In summary, the researchers devised a technique using existing technologies that simultaneously produces high-entropy alloy raw materials and complex finished products.
A "color printer" future for metal
The long-term implications are greater than printing a single difficult alloy. Today, metal 3D printing often depends on pre-alloyed powders. If a manufacturer wants to print 12 different alloys, they may need 12 different powders. NIST’s method points toward a future where printers could mix simpler metal powders inside the machine, much like a color printer mixing a few inks to create many different shades.
This could make metal 3D printing cheaper and more flexible. It could also allow engineers to gradually change the alloy composition across a single part. A turbine blade, for example, might one day be printed with one metal blend in a region that needs heat resistance and another where toughness or weight matters more, without welding separate pieces together.
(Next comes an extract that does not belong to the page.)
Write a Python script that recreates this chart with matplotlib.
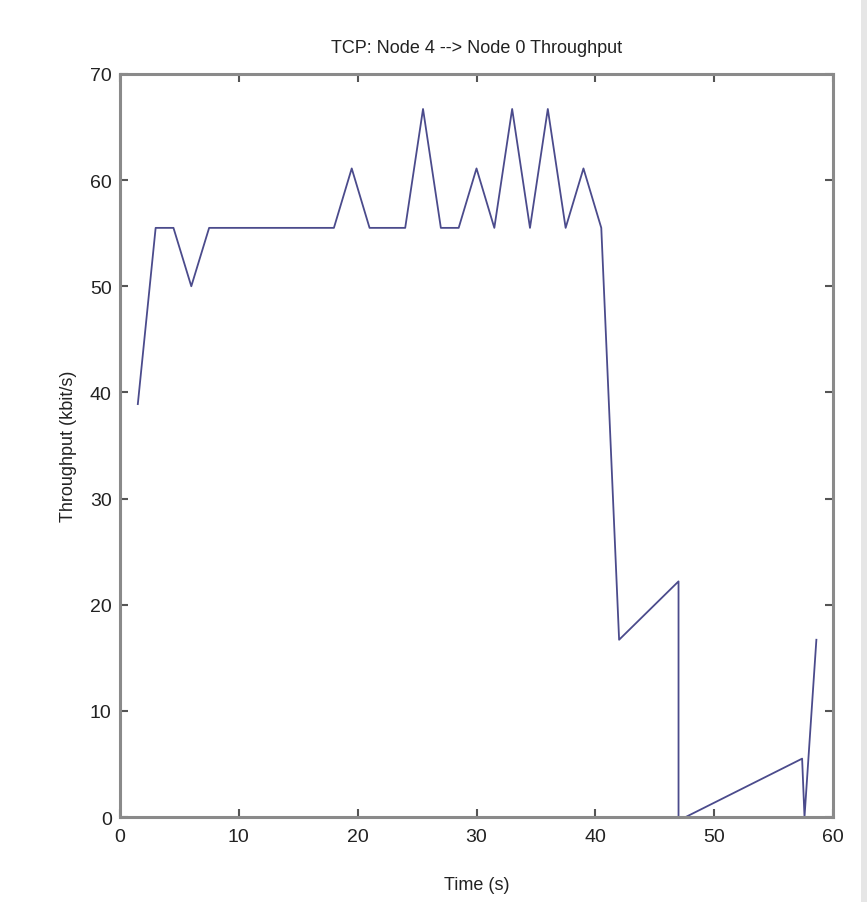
import matplotlib

matplotlib.use("Agg")
import matplotlib.pyplot as plt
from matplotlib import font_manager
from matplotlib.patches import Rectangle

# vertices of the throughput trace
time_s = [1.5, 3.0, 4.5, 6.0, 7.5, 18.0, 19.5, 21.0, 24.0, 25.5, 27.0, 28.5, 30.0,
          31.5, 33.0, 34.5, 36.0, 37.5, 39.0, 40.5, 42.0, 47.0, 47.0, 47.6, 57.4,
          57.6, 58.6]
throughput = [38.9, 55.5, 55.5, 50.0, 55.5, 55.5, 61.1, 55.5, 55.5, 66.7, 55.5, 55.5, 61.1,
              55.5, 66.7, 55.5, 66.7, 55.5, 61.1, 55.5, 16.7, 22.2, 0.0, 0.0, 5.5,
              0.0, 16.7]
x_ticks = [0, 10, 20, 30, 40, 50, 60]
y_ticks = [0, 10, 20, 30, 40, 50, 60, 70]

LINE_COLOR = "#4b4b8c"
FRAME_COLOR = "#8a8a8a"
TEXT_COLOR = "#222222"

names = {f.name for f in font_manager.fontManager.ttflist}
family = ["Liberation Sans Narrow"] if "Liberation Sans Narrow" in names else ["Liberation Sans"]
plt.rcParams["font.family"] = family + ["DejaVu Sans"]

fig = plt.figure(figsize=(8.67, 9.03), dpi=100)
# light grey strip on the right edge of the screenshot
fig.patches.append(Rectangle((0.993, 0), 0.007, 1, transform=fig.transFigure,
                             facecolor="#e6e6e6", edgecolor="none"))
ax = fig.add_axes([0.1384, 0.0941, 0.8224, 0.8229])

ax.plot(time_s, throughput, color=LINE_COLOR, linewidth=1.3)

ax.set_xlim(0, 60)
ax.set_ylim(0, 70)
ax.set_xticks(x_ticks)
ax.set_yticks(y_ticks)
ax.tick_params(direction="in", length=6, width=1.5, color="#555555",
               top=True, right=True, labelsize=14, labelcolor=TEXT_COLOR)
ax.tick_params(axis="x", pad=8)
ax.tick_params(axis="y", pad=6)

for spine in ax.spines.values():
    spine.set_color(FRAME_COLOR)
    spine.set_linewidth(2.2)

ax.set_title("TCP: Node 4 --> Node 0 Throughput", fontsize=13, color=TEXT_COLOR, pad=16)
ax.set_xlabel("Time (s)", fontsize=13, color=TEXT_COLOR, labelpad=22)
ax.set_ylabel("Throughput (kbit/s)", fontsize=13, color=TEXT_COLOR, labelpad=9)

fig.savefig("out.png", dpi=100)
Still, there are limits. This project, described in the journal Additive Manufacturing, is currently a research demonstration, not a plug-and-play industrial process. Different alloy systems will behave differently, and mixing is only one part of the challenge. Engineers still have to manage cracking, porosity, residual stress, cooling rates, powder quality, and final heat treatment. Commercial software would also need to catch up before this kind of toolpath control becomes routine.